「iモードがなければスマホは誕生しなかった」――KADOKAWA夏野剛社長が語る「日本の経営者にいま必要なもの」とは?:ニコニコ超会議を前に(5/5 ページ)
「ニコニコ超会議」を主催するドワンゴを率いるのは、NTTドコモが運営していたサービス「iモード」の生みの親とされる夏野剛社長だ。国内屈指のIP企業が、宇宙ベンチャー起業に出資した理由を聞いた。
ジャンルを横断できる経営者
――日本の自動車産業の場合、下請けをはじめとするサプライチェーンの問題から雇用維持の話などもあり、スムーズなEVへの移行が難しいとも言われています。
自動車会社がEVに転換したところで、サプライチェーンの企業は別になくならないと思います。サプライチェーンを担う企業は、新たに自分たちの技術の強みを生かせる分野で活躍できるはずです。むしろ、一つのサプライチェーンに固執しすぎるがあまりに、自動車メーカーごと倒産してしまったらみんなダメになってしまいます。現に、ガラケーを製造していた携帯メーカーは全滅したじゃないですか。全滅したら下請けもへったくれもありません。

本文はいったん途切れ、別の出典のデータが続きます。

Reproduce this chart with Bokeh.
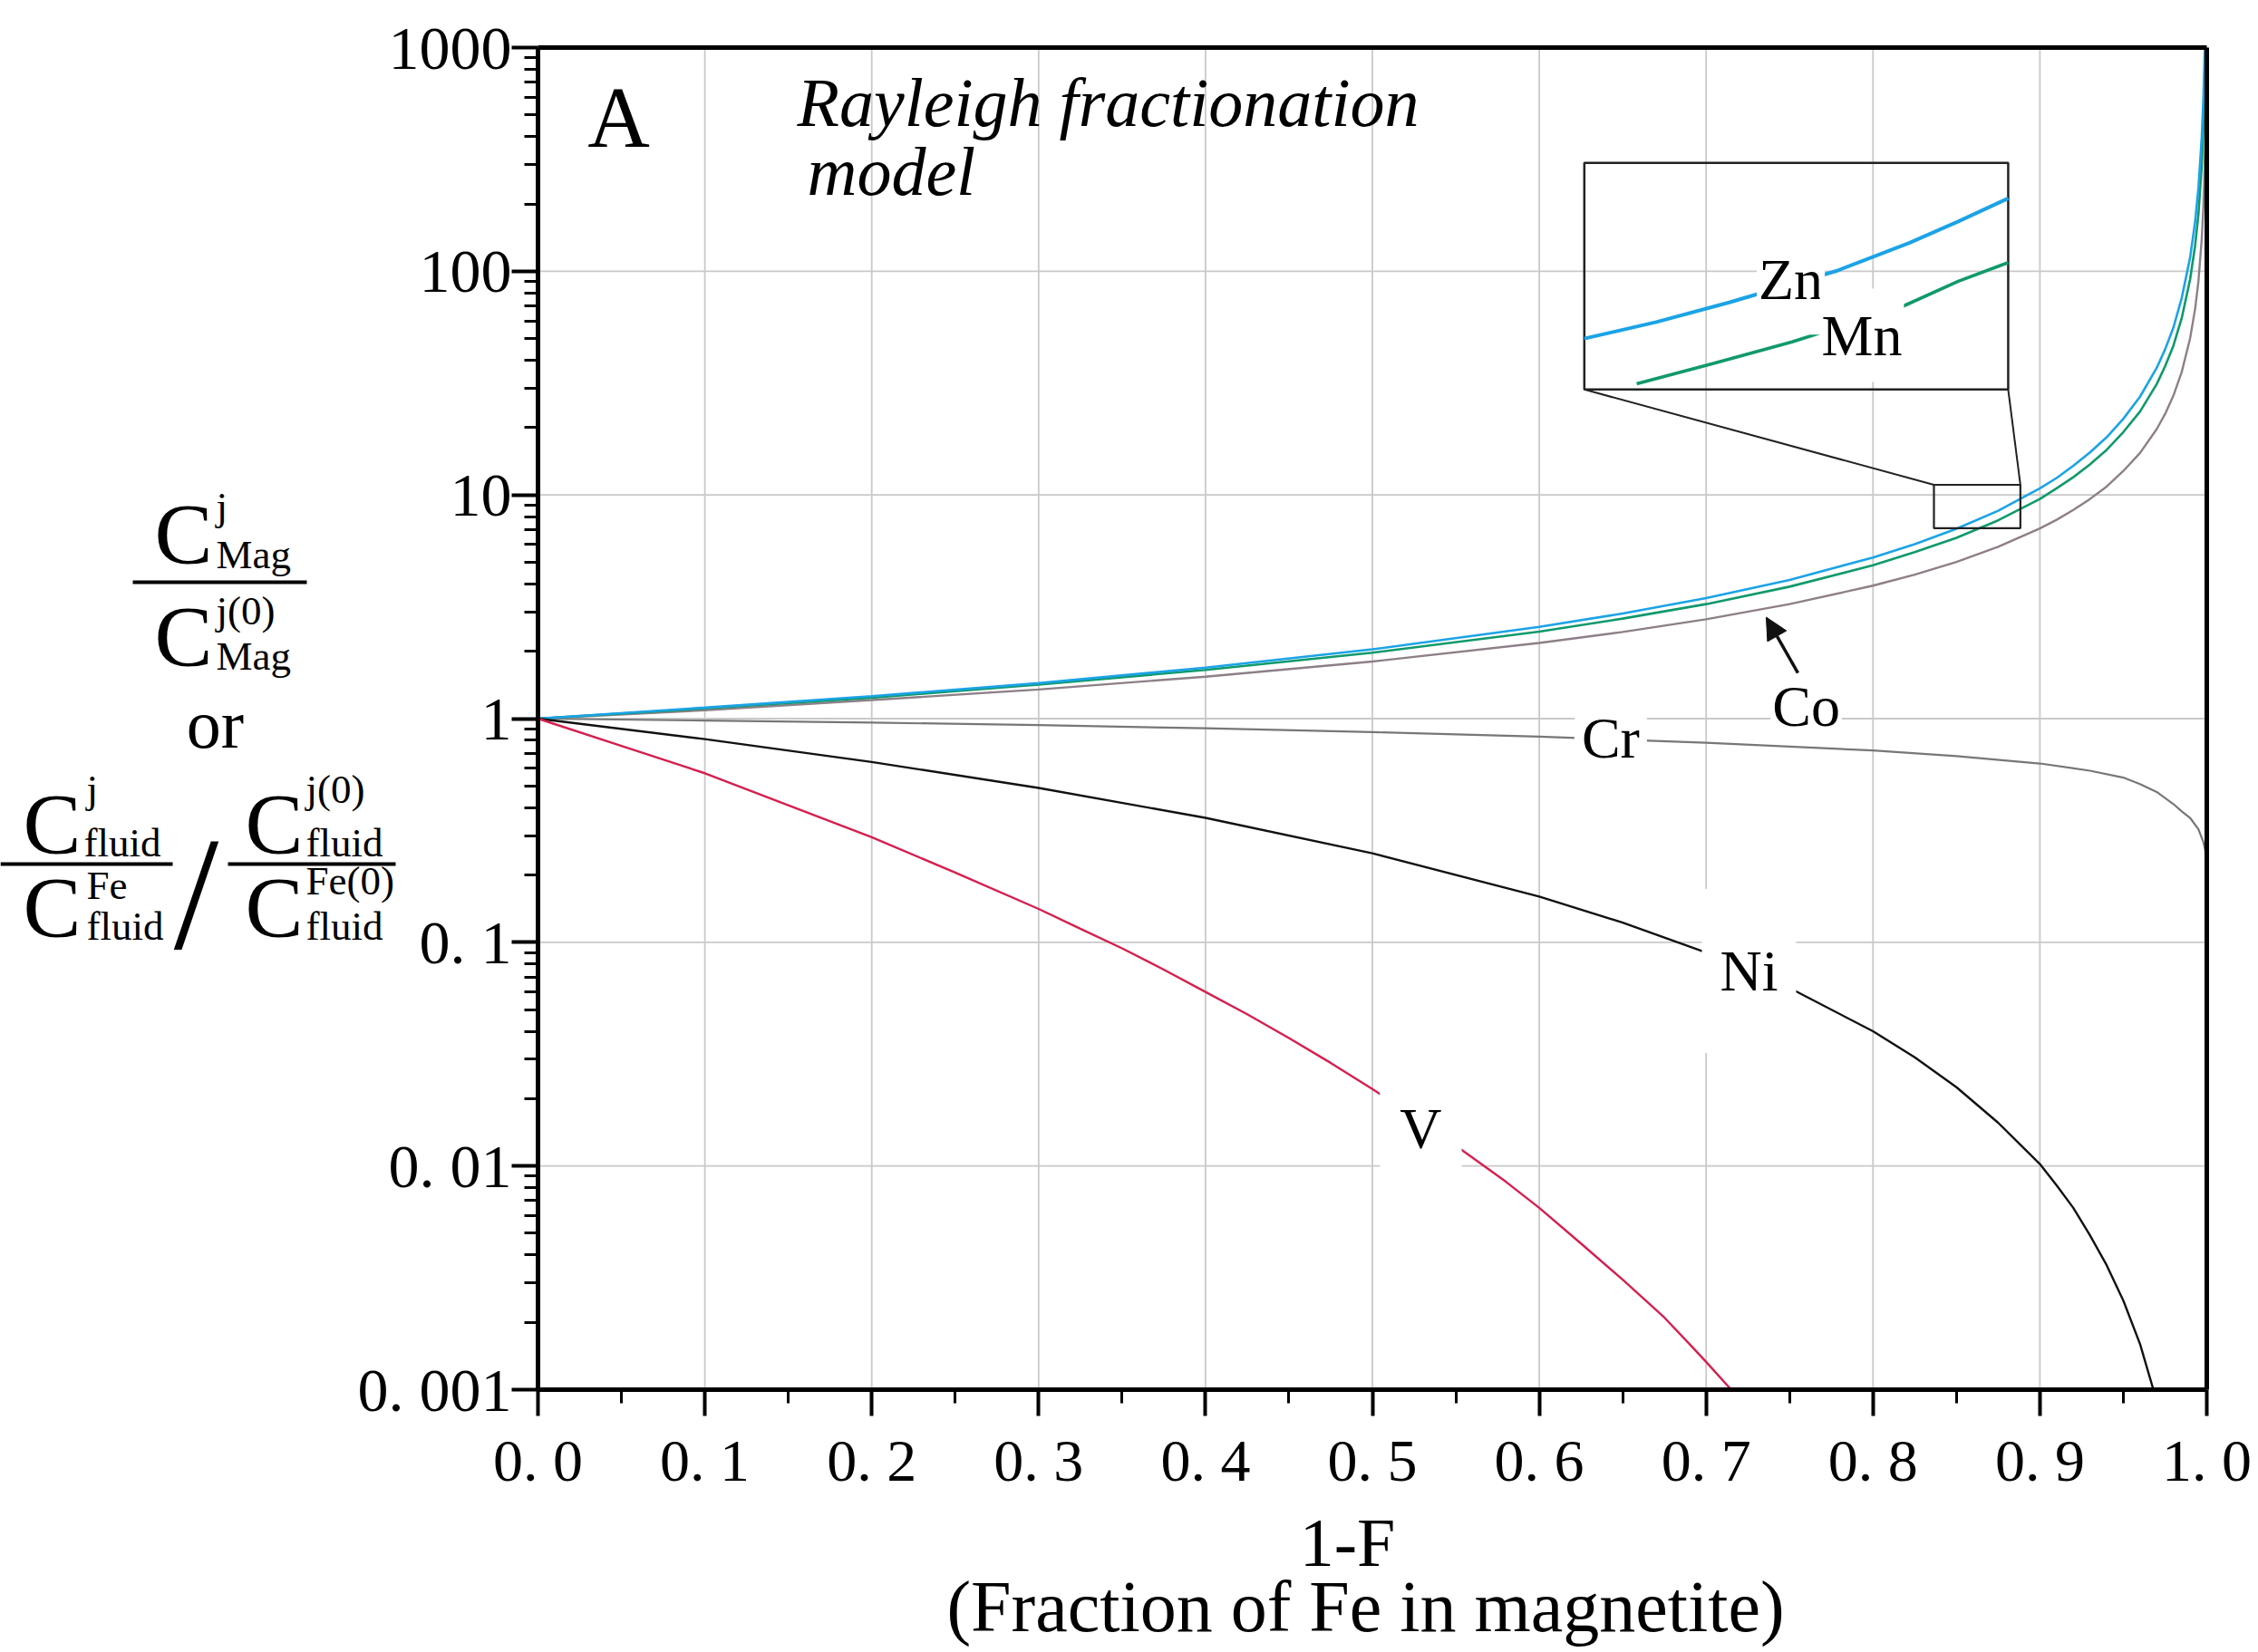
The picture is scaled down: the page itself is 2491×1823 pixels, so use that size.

――やはり、一つの既存の価値観にとらわれすぎている経営者が少なくない気がします。
一つの企業でしか仕事をしたことのない経営者のほうが日本では多いですから、無理もない話なのかもしれません。ただ、海外の著名な経営者を見れば、例えばイーロン・マスクは電気自動車とニュースペースの両方を手掛けていますし、スティーブ・ジョブズも、Appleを創業し一度追い出されてからも、NeXTでアプリの開発をやりながらピクサーという、今では世界的な映像制作会社を立ち上げました。
――ジャンルを横断できる経営者が日本にはなかなかいないですね。
僕も外から出版社の社長になっています。別に出版業界が長いわけではないので、だから「出版業界はこうです」っていう価値観を持っていません。逆に、そういう価値観に縛られず、「出版社ならこういうことやったほうがいい」ということは何なのかをすごく大事に思いながら経営しています。